:: Exercise brief ::
Exactly as written, retype the listing below, omitting the pictures.

:: Dataset extract ::

☆ ☆ ☆ ☆

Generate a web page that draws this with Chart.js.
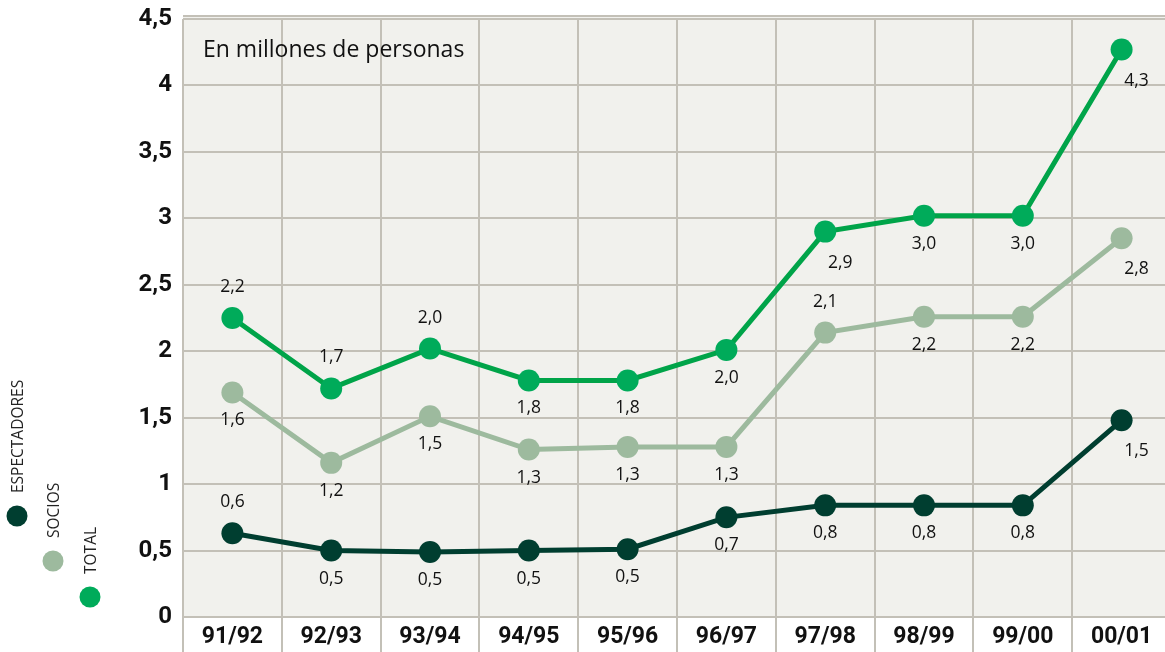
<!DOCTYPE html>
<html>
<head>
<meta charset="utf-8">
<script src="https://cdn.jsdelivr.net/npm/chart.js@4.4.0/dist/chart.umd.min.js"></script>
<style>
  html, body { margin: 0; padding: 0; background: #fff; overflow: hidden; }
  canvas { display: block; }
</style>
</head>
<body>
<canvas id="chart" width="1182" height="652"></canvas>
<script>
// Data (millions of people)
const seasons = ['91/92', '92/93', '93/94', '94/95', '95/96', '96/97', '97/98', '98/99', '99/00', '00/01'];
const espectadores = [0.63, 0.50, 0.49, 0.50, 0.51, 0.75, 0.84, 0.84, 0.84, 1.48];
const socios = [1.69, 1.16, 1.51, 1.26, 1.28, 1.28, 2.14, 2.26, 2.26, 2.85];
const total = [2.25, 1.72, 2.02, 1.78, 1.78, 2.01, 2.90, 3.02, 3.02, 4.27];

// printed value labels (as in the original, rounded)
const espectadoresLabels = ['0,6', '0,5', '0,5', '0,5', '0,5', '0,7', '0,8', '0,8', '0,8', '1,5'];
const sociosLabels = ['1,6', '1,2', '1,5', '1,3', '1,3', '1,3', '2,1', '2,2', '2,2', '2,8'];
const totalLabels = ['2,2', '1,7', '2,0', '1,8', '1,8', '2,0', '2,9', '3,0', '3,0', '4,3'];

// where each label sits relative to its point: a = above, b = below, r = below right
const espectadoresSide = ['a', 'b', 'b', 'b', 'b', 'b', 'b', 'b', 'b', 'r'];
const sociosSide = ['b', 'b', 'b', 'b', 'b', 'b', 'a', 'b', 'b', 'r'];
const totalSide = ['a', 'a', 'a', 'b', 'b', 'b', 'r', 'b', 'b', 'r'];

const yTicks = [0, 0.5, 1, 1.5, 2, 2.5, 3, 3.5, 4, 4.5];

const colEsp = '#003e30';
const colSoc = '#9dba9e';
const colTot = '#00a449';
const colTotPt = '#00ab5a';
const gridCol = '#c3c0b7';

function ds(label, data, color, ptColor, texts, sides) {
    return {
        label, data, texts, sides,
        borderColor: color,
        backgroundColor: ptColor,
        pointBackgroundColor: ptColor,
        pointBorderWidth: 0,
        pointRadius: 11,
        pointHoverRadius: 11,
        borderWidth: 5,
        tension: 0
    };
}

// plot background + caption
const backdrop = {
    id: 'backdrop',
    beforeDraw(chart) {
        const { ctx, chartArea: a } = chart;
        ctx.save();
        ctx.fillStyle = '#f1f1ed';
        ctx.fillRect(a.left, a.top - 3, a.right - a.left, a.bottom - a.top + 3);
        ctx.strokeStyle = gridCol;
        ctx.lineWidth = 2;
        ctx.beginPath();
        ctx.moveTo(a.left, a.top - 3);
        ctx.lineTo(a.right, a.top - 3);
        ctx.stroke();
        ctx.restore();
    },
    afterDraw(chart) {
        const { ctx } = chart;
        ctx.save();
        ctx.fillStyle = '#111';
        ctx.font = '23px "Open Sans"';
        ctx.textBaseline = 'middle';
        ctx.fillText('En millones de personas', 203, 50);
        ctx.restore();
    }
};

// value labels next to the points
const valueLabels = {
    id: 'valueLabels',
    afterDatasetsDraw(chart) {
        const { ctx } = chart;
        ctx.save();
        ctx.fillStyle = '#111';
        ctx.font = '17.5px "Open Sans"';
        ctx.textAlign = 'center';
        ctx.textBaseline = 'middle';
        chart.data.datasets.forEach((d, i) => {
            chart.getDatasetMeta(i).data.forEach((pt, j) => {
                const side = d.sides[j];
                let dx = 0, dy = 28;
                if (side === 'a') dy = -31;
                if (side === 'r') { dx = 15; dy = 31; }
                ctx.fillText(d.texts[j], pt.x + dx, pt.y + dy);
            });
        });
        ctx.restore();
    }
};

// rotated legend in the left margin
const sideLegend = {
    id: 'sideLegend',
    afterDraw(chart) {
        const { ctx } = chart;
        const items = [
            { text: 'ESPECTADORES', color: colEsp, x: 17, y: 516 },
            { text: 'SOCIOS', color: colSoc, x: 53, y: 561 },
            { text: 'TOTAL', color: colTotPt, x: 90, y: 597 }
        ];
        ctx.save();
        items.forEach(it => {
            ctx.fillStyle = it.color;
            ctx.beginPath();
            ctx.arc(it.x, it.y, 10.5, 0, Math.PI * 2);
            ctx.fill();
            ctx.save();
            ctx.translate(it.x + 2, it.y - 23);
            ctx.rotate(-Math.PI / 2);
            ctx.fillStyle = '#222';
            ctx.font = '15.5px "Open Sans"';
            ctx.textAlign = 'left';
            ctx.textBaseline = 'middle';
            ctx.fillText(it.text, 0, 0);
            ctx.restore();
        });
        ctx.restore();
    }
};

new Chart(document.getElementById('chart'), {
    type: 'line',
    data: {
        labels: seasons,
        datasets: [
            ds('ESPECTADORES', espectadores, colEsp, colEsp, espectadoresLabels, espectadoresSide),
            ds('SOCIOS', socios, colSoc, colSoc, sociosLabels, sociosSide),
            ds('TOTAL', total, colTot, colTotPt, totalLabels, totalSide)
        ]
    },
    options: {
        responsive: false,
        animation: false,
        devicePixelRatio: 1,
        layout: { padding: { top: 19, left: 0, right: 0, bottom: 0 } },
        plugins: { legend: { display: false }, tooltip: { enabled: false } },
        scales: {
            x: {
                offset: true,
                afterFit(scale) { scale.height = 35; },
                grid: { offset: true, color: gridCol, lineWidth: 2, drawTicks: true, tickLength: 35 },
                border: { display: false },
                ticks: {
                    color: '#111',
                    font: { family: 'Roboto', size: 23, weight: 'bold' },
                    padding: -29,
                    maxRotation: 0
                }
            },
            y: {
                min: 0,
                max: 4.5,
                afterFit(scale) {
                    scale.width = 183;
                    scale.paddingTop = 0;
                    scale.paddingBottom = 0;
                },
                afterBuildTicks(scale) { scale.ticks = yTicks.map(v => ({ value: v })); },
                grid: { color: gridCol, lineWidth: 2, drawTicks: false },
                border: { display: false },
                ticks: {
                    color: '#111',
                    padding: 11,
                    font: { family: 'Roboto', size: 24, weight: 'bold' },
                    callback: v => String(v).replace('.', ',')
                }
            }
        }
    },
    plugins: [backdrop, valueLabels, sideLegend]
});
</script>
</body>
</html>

☆ ☆ ☆ ☆

:: Task output ::
Generate a web page that draws this with Chart.js.
<!DOCTYPE html>
<html>
<head>
<meta charset="utf-8">
<script src="https://cdn.jsdelivr.net/npm/chart.js@4.4.0/dist/chart.umd.min.js"></script>
<style>
  html, body { margin: 0; padding: 0; background: #fff; overflow: hidden; }
  canvas { display: block; }
</style>
</head>
<body>
<canvas id="chart" width="1182" height="652"></canvas>
<script>
// Data (millions of people)
const seasons = ['91/92', '92/93', '93/94', '94/95', '95/96', '96/97', '97/98', '98/99', '99/00', '00/01'];
const espectadores = [0.63, 0.50, 0.49, 0.50, 0.51, 0.75, 0.84, 0.84, 0.84, 1.48];
const socios = [1.69, 1.16, 1.51, 1.26, 1.28, 1.28, 2.14, 2.26, 2.26, 2.85];
const total = [2.25, 1.72, 2.02, 1.78, 1.78, 2.01, 2.90, 3.02, 3.02, 4.27];

// printed value labels (as in the original, rounded)
const espectadoresLabels = ['0,6', '0,5', '0,5', '0,5', '0,5', '0,7', '0,8', '0,8', '0,8', '1,5'];
const sociosLabels = ['1,6', '1,2', '1,5', '1,3', '1,3', '1,3', '2,1', '2,2', '2,2', '2,8'];
const totalLabels = ['2,2', '1,7', '2,0', '1,8', '1,8', '2,0', '2,9', '3,0', '3,0', '4,3'];

// where each label sits relative to its point: a = above, b = below, r = below right
const espectadoresSide = ['a', 'b', 'b', 'b', 'b', 'b', 'b', 'b', 'b', 'r'];
const sociosSide = ['b', 'b', 'b', 'b', 'b', 'b', 'a', 'b', 'b', 'r'];
const totalSide = ['a', 'a', 'a', 'b', 'b', 'b', 'r', 'b', 'b', 'r'];

const yTicks = [0, 0.5, 1, 1.5, 2, 2.5, 3, 3.5, 4, 4.5];

const colEsp = '#003e30';
const colSoc = '#9dba9e';
const colTot = '#00a449';
const colTotPt = '#00ab5a';
const gridCol = '#c3c0b7';

function ds(label, data, color, ptColor, texts, sides) {
    return {
        label, data, texts, sides,
        borderColor: color,
        backgroundColor: ptColor,
        pointBackgroundColor: ptColor,
        pointBorderWidth: 0,
        pointRadius: 11,
        pointHoverRadius: 11,
        borderWidth: 5,
        tension: 0
    };
}

// plot background + caption
const backdrop = {
    id: 'backdrop',
    beforeDraw(chart) {
        const { ctx, chartArea: a } = chart;
        ctx.save();
        ctx.fillStyle = '#f1f1ed';
        ctx.fillRect(a.left, a.top - 3, a.right - a.left, a.bottom - a.top + 3);
        ctx.strokeStyle = gridCol;
        ctx.lineWidth = 2;
        ctx.beginPath();
        ctx.moveTo(a.left, a.top - 3);
        ctx.lineTo(a.right, a.top - 3);
        ctx.stroke();
        ctx.restore();
    },
    afterDraw(chart) {
        const { ctx } = chart;
        ctx.save();
        ctx.fillStyle = '#111';
        ctx.font = '23px "Open Sans"';
        ctx.textBaseline = 'middle';
        ctx.fillText('En millones de personas', 203, 50);
        ctx.restore();
    }
};

// value labels next to the points
const valueLabels = {
    id: 'valueLabels',
    afterDatasetsDraw(chart) {
        const { ctx } = chart;
        ctx.save();
        ctx.fillStyle = '#111';
        ctx.font = '17.5px "Open Sans"';
        ctx.textAlign = 'center';
        ctx.textBaseline = 'middle';
        chart.data.datasets.forEach((d, i) => {
            chart.getDatasetMeta(i).data.forEach((pt, j) => {
                const side = d.sides[j];
                let dx = 0, dy = 28;
                if (side === 'a') dy = -31;
                if (side === 'r') { dx = 15; dy = 31; }
                ctx.fillText(d.texts[j], pt.x + dx, pt.y + dy);
            });
        });
        ctx.restore();
    }
};

// rotated legend in the left margin
const sideLegend = {
    id: 'sideLegend',
    afterDraw(chart) {
        const { ctx } = chart;
        const items = [
            { text: 'ESPECTADORES', color: colEsp, x: 17, y: 516 },
            { text: 'SOCIOS', color: colSoc, x: 53, y: 561 },
            { text: 'TOTAL', color: colTotPt, x: 90, y: 597 }
        ];
        ctx.save();
        items.forEach(it => {
            ctx.fillStyle = it.color;
            ctx.beginPath();
            ctx.arc(it.x, it.y, 10.5, 0, Math.PI * 2);
            ctx.fill();
            ctx.save();
            ctx.translate(it.x + 2, it.y - 23);
            ctx.rotate(-Math.PI / 2);
            ctx.fillStyle = '#222';
            ctx.font = '15.5px "Open Sans"';
            ctx.textAlign = 'left';
            ctx.textBaseline = 'middle';
            ctx.fillText(it.text, 0, 0);
            ctx.restore();
        });
        ctx.restore();
    }
};

new Chart(document.getElementById('chart'), {
    type: 'line',
    data: {
        labels: seasons,
        datasets: [
            ds('ESPECTADORES', espectadores, colEsp, colEsp, espectadoresLabels, espectadoresSide),
            ds('SOCIOS', socios, colSoc, colSoc, sociosLabels, sociosSide),
            ds('TOTAL', total, colTot, colTotPt, totalLabels, totalSide)
        ]
    },
    options: {
        responsive: false,
        animation: false,
        devicePixelRatio: 1,
        layout: { padding: { top: 19, left: 0, right: 0, bottom: 0 } },
        plugins: { legend: { display: false }, tooltip: { enabled: false } },
        scales: {
            x: {
                offset: true,
                afterFit(scale) { scale.height = 35; },
                grid: { offset: true, color: gridCol, lineWidth: 2, drawTicks: true, tickLength: 35 },
                border: { display: false },
                ticks: {
                    color: '#111',
                    font: { family: 'Roboto', size: 23, weight: 'bold' },
                    padding: -29,
                    maxRotation: 0
                }
            },
            y: {
                min: 0,
                max: 4.5,
                afterFit(scale) {
                    scale.width = 183;
                    scale.paddingTop = 0;
                    scale.paddingBottom = 0;
                },
                afterBuildTicks(scale) { scale.ticks = yTicks.map(v => ({ value: v })); },
                grid: { color: gridCol, lineWidth: 2, drawTicks: false },
                border: { display: false },
                ticks: {
                    color: '#111',
                    padding: 11,
                    font: { family: 'Roboto', size: 24, weight: 'bold' },
                    callback: v => String(v).replace('.', ',')
                }
            }
        }
    },
    plugins: [backdrop, valueLabels, sideLegend]
});
</script>
</body>
</html>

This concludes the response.